The physiological changes that occur when you are submerged up to your neck in water will cause your heart rate to be from 10-15% lower than for a similar effort on land. You can find your heart rate very easily by touching the large artery in your neck near your Adam’s apple. Count for ten seconds. Multiply by the number six to find your heart rate per minute. Some people prefer to take their pulse at their wrist. Brennan prefers to take the pulse immediately after each interval. Use either the 10 second count method or a heart rate monitor designed for underwater use such as the Polar brand.
Another form of monitoring your intensity is counting your cadence. Brennan has you count the number of times your right knee comes forward and up. He likes to take that count the last 30 seconds of each interval. Get your count and double it and that gives you your cycles per minute. It is difficult for you to use your wristwatch for this procedure. You may want to find a clock at poolside or someone close by to call out the time start and stop times for the interval.
Rate of Perceived Exertion (RPE):
A subjective scale to measure effort is very useful. It works particularly well if you are used to training on land and have a feel for the cycling rate of your legs and the resulting breathing patterns for each level of exertion. Brennan uses a scale with 5 levels of intensity ranging from very light to very hard (figure 4).

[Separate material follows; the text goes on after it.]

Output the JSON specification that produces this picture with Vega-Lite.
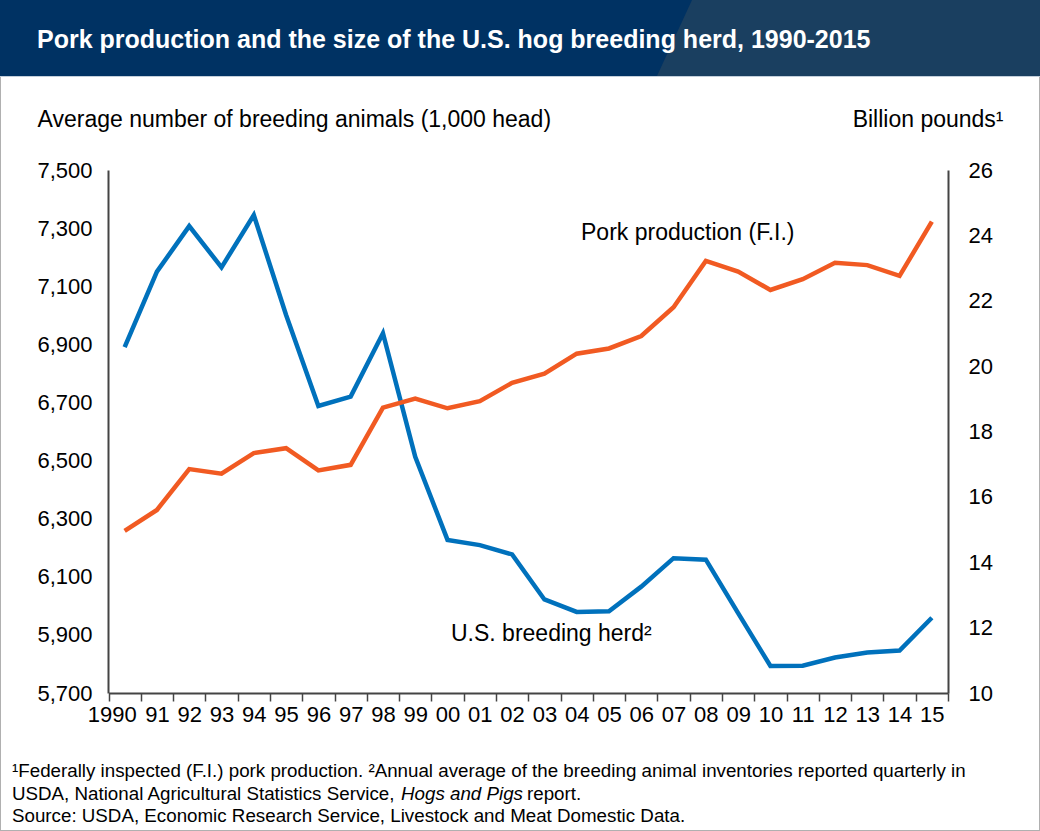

Brennan suggests that unconditioned individuals should deduct about 10 cycles/min. or more for each level and that sprinters can often handle a slightly higher cycles/min. (for a shorter duration).
Levels of Intensity:
Like a brisk walk through the park. This level is a good warm up and warm down.
An easy jog. A good pace for active recovery from a hard land training session or competition. This is also a good level at which to start if you are just beginning your cardiovascular program or working on your water running form.
A brisk jog. This is the pace at which you would move if you’re just out on a regular training run covering anywhere from three to five miles.
This is like running a race pace or your pace during competition in your sport. You should be able to maintain this pace for anywhere between three to 10 minutes or even longer if you are a distance runner.
This is an all out sprint and an important level for most sprinters or distance runners attempting to increase their running speed. This is similar to sprinting all out intervals on the track or the wind sprints commonly used in training for other sports. The intervals are short and range from 15 seconds to 2 minutes depending on your speed and your conditioning level.